Exministro de Trabajo

Durante años, los españoles estuvimos acomplejados. Nos sabíamos, en nuestro atraso, mucho más pobres que los países europeos de nuestro entorno. Nos fascinaban el bienestar y la libertad, para nosotros vetados, que disfrutaban la mayoría de los países occidentales.

Pero, afortunadamente, no hay mal que cien años dure. Un día, los vientos de la historia comenzaron a soplar a nuestro favor. Enterramos la dictadura, nos dotamos de una buena Constitución democrática, abrimos nuestra economía, construimos un estado social y de derecho, entramos finalmente en Europa. Como éramos los hermanos pobres de la Europa de la solidaridad y la cohesión, recibimos unos importantes fondos de ayuda, que colaboraron en nuestro desarrollo.

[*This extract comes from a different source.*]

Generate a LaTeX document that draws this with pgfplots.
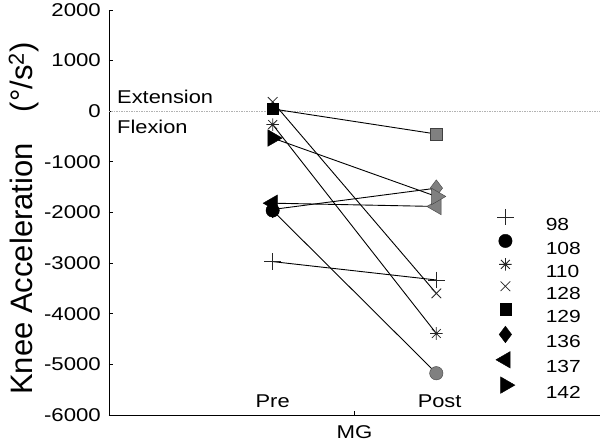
\documentclass[border=0pt]{standalone}
\usepackage{fontspec}
\setmainfont{Liberation Sans}
\usepackage{graphicx}
\usepackage{pgfplots}
\pgfplotsset{compat=1.18}

% asterisk with 8 spokes
\pgfdeclareplotmark{ast8}{%
  \pgfpathmoveto{\pgfqpoint{-\pgfplotmarksize}{0pt}}%
  \pgfpathlineto{\pgfqpoint{\pgfplotmarksize}{0pt}}%
  \pgfpathmoveto{\pgfqpoint{0pt}{-\pgfplotmarksize}}%
  \pgfpathlineto{\pgfqpoint{0pt}{\pgfplotmarksize}}%
  \pgfpathmoveto{\pgfqpoint{-0.707\pgfplotmarksize}{-0.707\pgfplotmarksize}}%
  \pgfpathlineto{\pgfqpoint{0.707\pgfplotmarksize}{0.707\pgfplotmarksize}}%
  \pgfpathmoveto{\pgfqpoint{-0.707\pgfplotmarksize}{0.707\pgfplotmarksize}}%
  \pgfpathlineto{\pgfqpoint{0.707\pgfplotmarksize}{-0.707\pgfplotmarksize}}%
  \pgfusepathqstroke}

\definecolor{postfill}{gray}{0.5}
\definecolor{postedge}{gray}{0.25}
\definecolor{linemk}{gray}{0.15}

\newcommand{\wt}[1]{\scalebox{1.2}[1]{#1}}

\begin{document}
\begin{tikzpicture}
\useasboundingbox (-109pt,-29pt) rectangle (491pt,415pt);
\begin{axis}[
  scale only axis, width=491pt, height=405pt,
  at={(0pt,0pt)}, anchor=south west,
  xmin=0, xmax=3, ymin=-6000, ymax=2000,
  axis x line=bottom, axis y line=left,
  axis line style={-, line width=0.8pt},
  xtick={1.5}, xticklabels={\wt{MG}},
  ytick={-6000,-5000,-4000,-3000,-2000,-1000,0,1000,2000},
  yticklabels={\wt{-6000},\wt{-5000},\wt{-4000},\wt{-3000},\wt{-2000},\wt{-1000},\wt{0},\wt{1000},\wt{2000}},
  tick align=inside, major tick length=4pt,
  tick style={black, line width=0.8pt},
  ticklabel style={font=\fontsize{18.5pt}{20pt}\selectfont, inner sep=0pt},
  yticklabel style={xshift=-8pt},
  xticklabel style={yshift=-10pt},
  ylabel={Knee Acceleration\hspace{1em}(°/s\textsuperscript{2})},
  ylabel style={at={(axis description cs:-0.1548,0.485)}, anchor=base,
    font=\fontsize{31pt}{33pt}\selectfont},
  clip=false,
  legend style={draw=none, fill=none, inner sep=0pt, outer sep=0pt,
    at={(axis description cs:0.7821,0.509)}, anchor=north west,
    column sep=28pt, row sep=0pt,
    font=\fontsize{17.5pt}{20pt}\selectfont,
    nodes={inner sep=0pt, text height=17pt, text depth=4pt}},
  legend cell align=left,
  legend image code/.code={\path (0pt,0pt) (24pt,0pt);
    \draw[#1] plot coordinates {(12pt,6.6pt)};},
  ]

% zero line
\addplot[forget plot, gray!60, line width=0.6pt, dash pattern=on 1.5pt off 1pt]
  coordinates {(0,0) (3,0)};

% connecting lines
\addplot[forget plot, black, line width=0.9pt] coordinates {(1,-2970) (2,-3333)};
\addplot[forget plot, black, line width=0.9pt] coordinates {(1,-1960) (2,-5175)};
\addplot[forget plot, black, line width=0.9pt] coordinates {(1,-263) (2,-4390)};
\addplot[forget plot, black, line width=0.9pt] coordinates {(1,184) (2,-3598)};
\addplot[forget plot, black, line width=0.9pt] coordinates {(1,46) (2,-450)};
\addplot[forget plot, black, line width=0.9pt] coordinates {(1,-1940) (2,-1519)};
\addplot[forget plot, black, line width=0.9pt] coordinates {(1,-1816) (2,-1881)};
\addplot[forget plot, black, line width=0.9pt] coordinates {(1,-529) (2,-1683)};

% Pre markers (black)
\addplot[only marks, mark=+, mark size=8.3pt, linemk, line width=0.8pt] coordinates {(1,-2970)};
\addplot[only marks, mark=*, mark size=6.7pt, black, mark options={fill=black}] coordinates {(1,-1960)};
\addplot[only marks, mark=ast8, mark size=6.3pt, linemk, line width=0.8pt] coordinates {(1,-263)};
\addplot[only marks, mark=x, mark size=6.8pt, linemk, line width=0.8pt] coordinates {(1,184)};
\addplot[only marks, mark=square*, mark size=5.7pt, black, mark options={fill=black}] coordinates {(1,46)};
\addplot[only marks, mark=diamond*, mark size=8.3pt, black, mark options={fill=black}] coordinates {(1,-1940)};
\addplot[only marks, mark=triangle*, mark size=9.5pt, black, mark options={fill=black, rotate=90}] coordinates {(1,-1816)};
\addplot[only marks, mark=triangle*, mark size=9.5pt, black, mark options={fill=black, rotate=-90}] coordinates {(1,-529)};

% Post markers (gray)
\addplot[forget plot, only marks, mark=+, mark size=8.3pt, linemk, line width=0.8pt] coordinates {(2,-3333)};
\addplot[forget plot, only marks, mark=*, mark size=6.7pt, postedge, mark options={fill=postfill}] coordinates {(2,-5175)};
\addplot[forget plot, only marks, mark=ast8, mark size=6.3pt, linemk, line width=0.8pt] coordinates {(2,-4390)};
\addplot[forget plot, only marks, mark=x, mark size=6.8pt, linemk, line width=0.8pt] coordinates {(2,-3598)};
\addplot[forget plot, only marks, mark=square*, mark size=5.7pt, postedge, mark options={fill=postfill}] coordinates {(2,-450)};
\addplot[forget plot, only marks, mark=diamond*, mark size=8.3pt, postedge, mark options={fill=postfill}] coordinates {(2,-1519)};
\addplot[forget plot, only marks, mark=triangle*, mark size=9.5pt, postedge, mark options={fill=postfill, rotate=90}] coordinates {(2,-1881)};
\addplot[forget plot, only marks, mark=triangle*, mark size=9.5pt, postedge, mark options={fill=postfill, rotate=-90}] coordinates {(2,-1683)};

\legend{\wt{98},\wt{108},\wt{110},\wt{128},\wt{129},\wt{136},\wt{137},\wt{142}}

% annotations
\node[anchor=base west, inner sep=0pt, font=\fontsize{18.5pt}{20pt}\selectfont] at (axis cs:0.049,158) {\scalebox{1.18}[1]{Extension}};
\node[anchor=base west, inner sep=0pt, font=\fontsize{18.5pt}{20pt}\selectfont] at (axis cs:0.049,-442) {\scalebox{1.18}[1]{Flexion}};
\node[anchor=base, inner sep=0pt, font=\fontsize{18.5pt}{20pt}\selectfont] at (axis cs:1,-5855) {\scalebox{1.18}[1]{Pre}};
\node[anchor=base, inner sep=0pt, font=\fontsize{18.5pt}{20pt}\selectfont] at (axis cs:2.02,-5855) {\scalebox{1.18}[1]{Post}};
\end{axis}
\end{tikzpicture}
\end{document}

Nuestros gobiernos, empresarios y sindicatos supieron --con sus altibajos-- adaptar nuestro sistema productivo a las nuevas exigencias. Nuestra economía creció y creó empleo de forma intensa, hasta el punto de pasar de ser una sociedad en la que muchos tenían que emigrar, a una que precisaba de inmigrantes.

El clamor del "ya somos europeos" nos daba confianza y seguridad. Esa Europa, a la que ya pertenecíamos con todo derecho, se propuso un nuevo reto. Lograr dotarse de una moneda común. Puso unas exigentes condiciones a los países aspirantes. Nosotros logramos superarlas. En la Europa del euro, seguimos creciendo por encima de la media comunitaria, aunque nuestra economía se desacelera actualmente, al igual que la del resto de nuestro entorno.

Hasta ahora ha sido una feliz historia. Podemos estar bien orgullosos de lo que, entre todos, hemos hecho. Del patito feo del estanque, nos hemos convertido en un aseado cisne blanco. Pero, sorprendentemente, un nuevo complejo comienza a afectarnos, ahora que todo parecía irnos bien. Si antaño fuera el de inferioridad, hogaño aparece el de superioridad. Ya no nos conformamos con ser un cisne más. Ahora nos creemos el más hermoso. Y en nuestro interés por demostrarlo, inflando el pecho y alargando el cuello, comenzamos a molestar a algunos de los que tanto nos ayudaron cuando éramos pobres.

Seguimos recibiendo fondos comunitarios de aquéllos a los que criticamos como ineficaces en su economía. "Miradnos a nosotros --les repetimos--. Aprended de nuestro crecimiento".

Pero, en nuestra levitación, Europa se nos queda pequeña. Ya nos sentimos entre los grandes mundiales. Por eso nuestra meta actual es entrar en el G-7, el selecto club de los países más industrializados del mundo. Es bueno que tengamos metas elevadas. Lo que pasa es que no debemos levitar, ni sacrificar mucho de lo obtenido por la simple satisfacción de compartir mesa con los grandes. Tenemos que avanzar con los pies firmes sobre el suelo. Y aún tenemos mucho por hacer. Algunos de nuestros parámetros macroeconómicos son realmente positivos --déficit o endeudamiento por ejemplo--, otros son moderadamente razonables, como el crecimiento económico, pero otros comienzan a adquirir un rostro preocupante, como la inflación o el endeudamiento familiar. Y, a pesar de nuestras mejoras, seguimos siendo el país europeo con mayor tasa de desempleo.

Según el Foro Económico Mundial, estamos a la cola, junto con Portugal y Grecia, de los países europeos. En su Informe sobre Competitividad Global ocupamos el puesto número 25 de los 80 países estudiados.

Es cierto que ya no tenemos ninguna razón para sentirnos el patito feo, pero tampoco está justificada la levitación eufórica que nos impulsa a sentirnos grandes entre los grandes. Ya lo dicen los viejos del lugar. Cuando uno se eleva del suelo y pierde pie, puede pegarse un considerable porrazo. Sigamos como hasta ahora, paso a paso. No queramos saltarnos etapas que aún nos quedan que recorrer, por muy apetecible que pudiera ser la foto de mesa camilla con los poderosos.

Ah, por cierto. Algunos analistas nos dicen que una de las razones del apoyo incondicional del Gobierno español a Bush podría ser su puerta abierta para nuestra entrada en el G-7. La entrada con esas condiciones no nos merecería la pena. Entremos cuando nuestra economía real nos abra esas puertas, no como moneda de pago por ser cómplices de una guerra incomprensible, que ya comienza a roer Europa, ésa gracias a la que, por fin, dejamos de sentirnos patitos feos.